▸ Request
Starting with the first line of the data below, copy each line up to and including the one containing "var DARK = '#0a3f78';". Pictures stay out.

▸ Data provided

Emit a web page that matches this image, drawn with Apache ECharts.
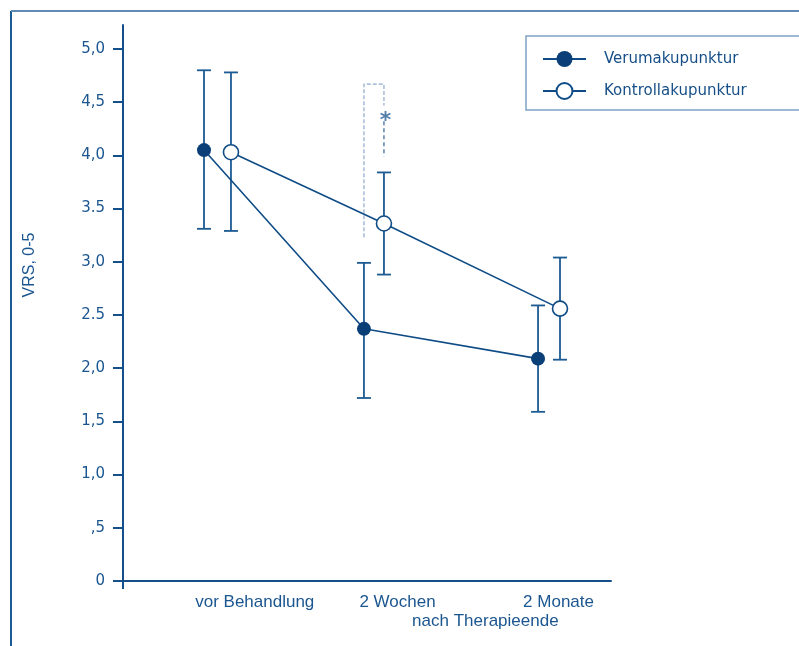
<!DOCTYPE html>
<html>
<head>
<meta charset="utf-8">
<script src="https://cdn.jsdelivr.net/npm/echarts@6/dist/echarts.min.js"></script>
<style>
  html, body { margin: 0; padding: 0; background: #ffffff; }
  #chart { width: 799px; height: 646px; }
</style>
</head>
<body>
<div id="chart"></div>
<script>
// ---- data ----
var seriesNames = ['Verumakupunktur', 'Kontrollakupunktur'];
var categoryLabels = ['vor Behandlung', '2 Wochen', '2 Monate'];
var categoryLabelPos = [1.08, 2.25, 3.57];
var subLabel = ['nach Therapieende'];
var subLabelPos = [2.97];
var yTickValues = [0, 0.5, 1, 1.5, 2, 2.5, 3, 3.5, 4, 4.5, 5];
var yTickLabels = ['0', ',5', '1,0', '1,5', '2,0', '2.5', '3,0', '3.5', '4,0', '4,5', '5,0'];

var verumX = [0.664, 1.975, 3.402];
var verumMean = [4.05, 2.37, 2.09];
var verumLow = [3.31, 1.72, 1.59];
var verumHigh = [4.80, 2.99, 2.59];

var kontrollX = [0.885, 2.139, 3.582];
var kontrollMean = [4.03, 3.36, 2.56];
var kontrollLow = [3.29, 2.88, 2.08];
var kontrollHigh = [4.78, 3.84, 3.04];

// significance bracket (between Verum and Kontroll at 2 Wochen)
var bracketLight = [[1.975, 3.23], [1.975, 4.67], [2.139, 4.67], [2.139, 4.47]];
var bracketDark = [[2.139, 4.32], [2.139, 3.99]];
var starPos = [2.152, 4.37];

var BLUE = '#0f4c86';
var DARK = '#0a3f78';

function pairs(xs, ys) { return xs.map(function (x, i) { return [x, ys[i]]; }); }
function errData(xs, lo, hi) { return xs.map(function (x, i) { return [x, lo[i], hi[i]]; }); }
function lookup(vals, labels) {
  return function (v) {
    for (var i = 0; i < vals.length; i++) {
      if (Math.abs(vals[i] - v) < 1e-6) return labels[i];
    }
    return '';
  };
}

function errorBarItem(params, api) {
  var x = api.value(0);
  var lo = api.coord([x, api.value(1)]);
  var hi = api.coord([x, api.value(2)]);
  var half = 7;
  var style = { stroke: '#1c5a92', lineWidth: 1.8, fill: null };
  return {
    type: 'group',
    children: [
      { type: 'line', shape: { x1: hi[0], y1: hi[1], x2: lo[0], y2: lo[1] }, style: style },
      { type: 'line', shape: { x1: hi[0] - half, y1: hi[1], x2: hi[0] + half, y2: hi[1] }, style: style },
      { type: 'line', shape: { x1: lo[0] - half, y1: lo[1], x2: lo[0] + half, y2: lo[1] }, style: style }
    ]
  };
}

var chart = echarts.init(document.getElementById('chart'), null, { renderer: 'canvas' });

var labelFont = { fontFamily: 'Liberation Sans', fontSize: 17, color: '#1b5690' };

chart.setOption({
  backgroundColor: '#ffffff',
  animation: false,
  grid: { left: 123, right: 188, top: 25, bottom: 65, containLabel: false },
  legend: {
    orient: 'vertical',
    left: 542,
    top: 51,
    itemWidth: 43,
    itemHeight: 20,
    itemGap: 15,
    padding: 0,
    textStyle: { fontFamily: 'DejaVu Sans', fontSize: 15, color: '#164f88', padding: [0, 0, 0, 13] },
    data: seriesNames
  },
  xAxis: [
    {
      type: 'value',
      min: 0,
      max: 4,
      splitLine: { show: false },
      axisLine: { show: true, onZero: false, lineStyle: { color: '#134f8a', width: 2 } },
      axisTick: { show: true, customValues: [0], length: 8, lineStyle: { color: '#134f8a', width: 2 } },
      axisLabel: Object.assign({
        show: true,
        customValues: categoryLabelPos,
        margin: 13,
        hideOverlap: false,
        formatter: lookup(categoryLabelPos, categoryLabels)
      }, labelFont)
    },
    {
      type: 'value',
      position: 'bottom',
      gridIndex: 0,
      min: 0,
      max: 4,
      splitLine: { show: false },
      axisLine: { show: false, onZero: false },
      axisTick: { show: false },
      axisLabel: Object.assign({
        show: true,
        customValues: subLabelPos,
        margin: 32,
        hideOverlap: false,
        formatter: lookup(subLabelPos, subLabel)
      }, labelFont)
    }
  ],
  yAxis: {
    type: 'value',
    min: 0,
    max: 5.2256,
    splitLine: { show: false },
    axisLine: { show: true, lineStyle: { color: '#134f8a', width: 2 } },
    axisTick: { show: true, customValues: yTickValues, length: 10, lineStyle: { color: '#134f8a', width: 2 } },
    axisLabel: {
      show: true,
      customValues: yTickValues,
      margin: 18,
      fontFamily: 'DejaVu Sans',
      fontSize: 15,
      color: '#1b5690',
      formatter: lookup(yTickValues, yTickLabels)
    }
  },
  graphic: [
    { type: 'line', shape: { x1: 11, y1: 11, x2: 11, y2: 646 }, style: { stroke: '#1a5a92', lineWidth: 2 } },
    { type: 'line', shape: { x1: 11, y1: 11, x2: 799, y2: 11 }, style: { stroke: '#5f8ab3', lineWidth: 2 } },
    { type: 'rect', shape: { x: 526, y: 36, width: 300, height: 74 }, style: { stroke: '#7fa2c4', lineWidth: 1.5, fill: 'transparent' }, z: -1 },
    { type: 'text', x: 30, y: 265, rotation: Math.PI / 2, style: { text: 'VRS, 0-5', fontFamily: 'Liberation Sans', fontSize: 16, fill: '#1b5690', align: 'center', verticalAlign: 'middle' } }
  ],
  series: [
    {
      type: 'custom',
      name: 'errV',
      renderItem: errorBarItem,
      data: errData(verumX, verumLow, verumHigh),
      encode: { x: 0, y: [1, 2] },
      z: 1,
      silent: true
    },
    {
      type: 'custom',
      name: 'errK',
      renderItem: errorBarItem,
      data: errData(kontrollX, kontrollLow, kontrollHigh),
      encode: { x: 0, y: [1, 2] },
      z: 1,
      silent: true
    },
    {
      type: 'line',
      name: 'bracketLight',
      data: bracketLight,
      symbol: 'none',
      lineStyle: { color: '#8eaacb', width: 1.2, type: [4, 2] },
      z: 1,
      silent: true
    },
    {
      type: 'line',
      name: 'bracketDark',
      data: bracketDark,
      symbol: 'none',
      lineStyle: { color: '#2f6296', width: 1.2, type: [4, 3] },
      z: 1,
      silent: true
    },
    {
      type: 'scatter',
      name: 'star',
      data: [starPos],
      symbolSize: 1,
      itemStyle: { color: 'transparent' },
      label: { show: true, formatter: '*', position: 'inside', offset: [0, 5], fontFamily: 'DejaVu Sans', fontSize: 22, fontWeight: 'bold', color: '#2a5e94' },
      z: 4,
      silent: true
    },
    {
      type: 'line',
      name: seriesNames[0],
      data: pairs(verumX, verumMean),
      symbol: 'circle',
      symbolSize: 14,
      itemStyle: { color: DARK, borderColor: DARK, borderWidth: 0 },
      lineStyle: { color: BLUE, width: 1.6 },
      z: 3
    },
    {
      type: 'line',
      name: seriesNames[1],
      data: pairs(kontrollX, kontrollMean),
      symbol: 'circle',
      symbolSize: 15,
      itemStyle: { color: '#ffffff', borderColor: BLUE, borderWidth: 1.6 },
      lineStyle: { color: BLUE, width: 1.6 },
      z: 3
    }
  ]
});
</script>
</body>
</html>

▸ Correct answer
Emit a web page that matches this image, drawn with Apache ECharts.
<!DOCTYPE html>
<html>
<head>
<meta charset="utf-8">
<script src="https://cdn.jsdelivr.net/npm/echarts@6/dist/echarts.min.js"></script>
<style>
  html, body { margin: 0; padding: 0; background: #ffffff; }
  #chart { width: 799px; height: 646px; }
</style>
</head>
<body>
<div id="chart"></div>
<script>
// ---- data ----
var seriesNames = ['Verumakupunktur', 'Kontrollakupunktur'];
var categoryLabels = ['vor Behandlung', '2 Wochen', '2 Monate'];
var categoryLabelPos = [1.08, 2.25, 3.57];
var subLabel = ['nach Therapieende'];
var subLabelPos = [2.97];
var yTickValues = [0, 0.5, 1, 1.5, 2, 2.5, 3, 3.5, 4, 4.5, 5];
var yTickLabels = ['0', ',5', '1,0', '1,5', '2,0', '2.5', '3,0', '3.5', '4,0', '4,5', '5,0'];

var verumX = [0.664, 1.975, 3.402];
var verumMean = [4.05, 2.37, 2.09];
var verumLow = [3.31, 1.72, 1.59];
var verumHigh = [4.80, 2.99, 2.59];

var kontrollX = [0.885, 2.139, 3.582];
var kontrollMean = [4.03, 3.36, 2.56];
var kontrollLow = [3.29, 2.88, 2.08];
var kontrollHigh = [4.78, 3.84, 3.04];

// significance bracket (between Verum and Kontroll at 2 Wochen)
var bracketLight = [[1.975, 3.23], [1.975, 4.67], [2.139, 4.67], [2.139, 4.47]];
var bracketDark = [[2.139, 4.32], [2.139, 3.99]];
var starPos = [2.152, 4.37];

var BLUE = '#0f4c86';
var DARK = '#0a3f78';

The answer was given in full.